Summer is here, and it’s time to start filling your calendar with fun excursions! These suggestions for affordable, pet-friendly vacations are intentionally vague in terms of destination. They’re the kind of trips you can take almost anywhere in the country, with a little creativity and a bit of planning.
The lesson is that taking a vacation with a pet doesn’t have to be an elaborate affair. Going simple can be highly rewarding. Perhaps there is a new activity on this list that you’ve never tried before. Make this summer the year that you and your pet will take the plunge and give something new a shot!
Car or tent camping is one of the most economical ways to vacation, and a great way to spend a few days with your pooch. Many campgrounds are pet-friendly, as long as you keep your furry travel companion on a leash. If you’ve never camped with your dog before, you may want to practice in your living room or the backyard before you set out for the woods. Set up the tent and have a sleepover!
Federal campgrounds tend to be less expensive than ones owned privately or run by the state – but keep in mind that they may also have fewer amenities. If you’re counting on electric outlets and shower facilities, be sure to do some careful research before selecting your site. Some federal campgrounds provide only drinking water and composting toilets – and some don’t even have that. These are the kinds of places we often seek out because they’re less crowded and offer first-come, first-served campsites when other campgrounds may be booked well in advance.
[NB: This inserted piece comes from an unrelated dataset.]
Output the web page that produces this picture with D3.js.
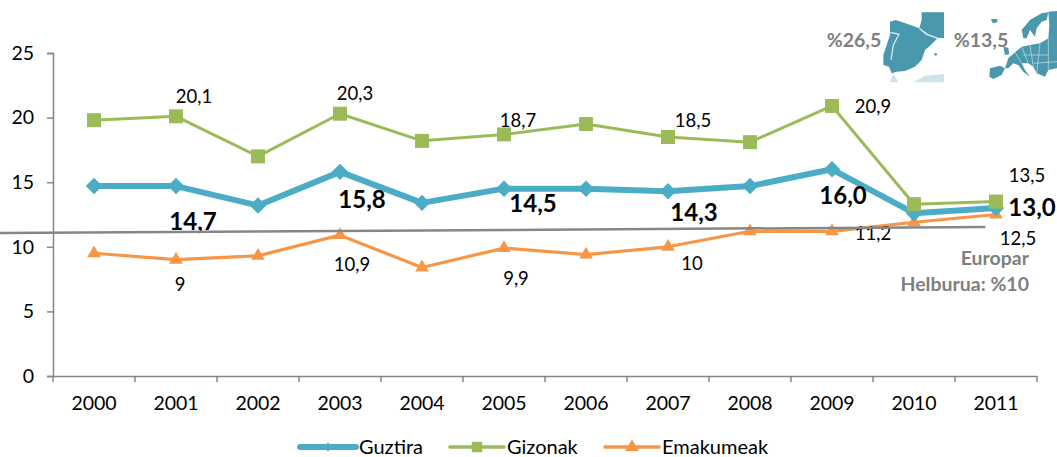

Another great option for camping is finding Bureau of Land Management (BLM) land. Depending on where you choose, these spots are very inexpensive or free, making them a super-affordable vacation option with your pet! BLM locations are generally undeveloped, so there will be no amenities, but campers can usually stay up to 14 days before having to move at least 25 miles from their original spot.
Consider taking a cycling vacation with your dog! This idea can sound daunting at first, but it’s a lot of fun, and remember – you set the pace and decide how far to go. Cycling is a great active way to travel, and moving along more slowly allows you to see things you’d otherwise miss.
If you don’t have equipment like panniers or a trailer for your dog, ask around to see if you can borrow them from a friend or rent them from your local bike shop. Spend some time acclimating your dog to riding in a trailer, like you would if you were teaching her to use a kennel for the first time. Once she’s used to the trailer indoors, transition to short rides around the block, gradually increasing the distance over a few weeks.
Start of with a weekend tour from your front door. Many cities have cycle paths that lead to known bicycle routes or quiet country roads outside of town. Check your local tourism board website for ideas, or follow the routes used by local bicycle races (bonus, the markers are often left along the road after the race, so you won’t have to check your map as often!), or take a peek on Wikiloc, which has thousands of bike routes all over the world.
Since flying is costly and stressful, and larger dogs aren’t permitted on trains like Amtrak, a road trip is a natural choice for an affordable vacation with your pet. If you pair it with tent or car camping, then you’ve really got yourself a budget vacation!
The beauty of road trips with a dog is that you’re able to explore destinations and attractions you’ll both enjoy. If you love hiking, apps like AllTrails can help you locate local favorites … or if you prefer shopping, sampling the local fare at pet friendly eateries, or laying on the beach, GoPetFriendly.com’s road trip planner will provide you with a nice selection of options.
If you prefer to take your home with you everywhere you go, try renting an RV or Campervan. Several RV rental companies allow pets, and some only charge an additional pet fee IF the RV requires additional cleaning. So, do the clean up yourself and you’re good to go!
While the cost to rent an RV or van might seem high at first, it allows you to avoid paying hotel fees and eating out. Finding a BLM campground to park at and preparing your own meals in the on-board kitchen can make this a money saving alternative.
There’s a lot to explore in your own backyard! Visit your local tourism office, grab several pamphlets of nearby attractions, and pick a few that look appealing – and are dog-friendly, of course. Check out a new trail, visit the local botanical garden or arboretum, or finally try paddle boarding on the lake in the next town over.
Even if you’ve lived in the same place for years, it’s amazing the things you’ll find to do when you play tourist in your own home town.
With more and more folks traveling with their pets, hotels are becoming more likely to welcome four-legged guests. However, some take advantage and charging exorbitant pet fees. Private accommodations, like AirBnb and vacation rentals, may do the same – so carefully check the pet policy before making your reservations.
Luckily, there are plenty of great hotel options that allow pets to stay for free, like Kimpton Hotels, Red Roof Inn, and La Quinta. These chains are located throughout the US, so you should have no problem tracking one down in your ideal destination.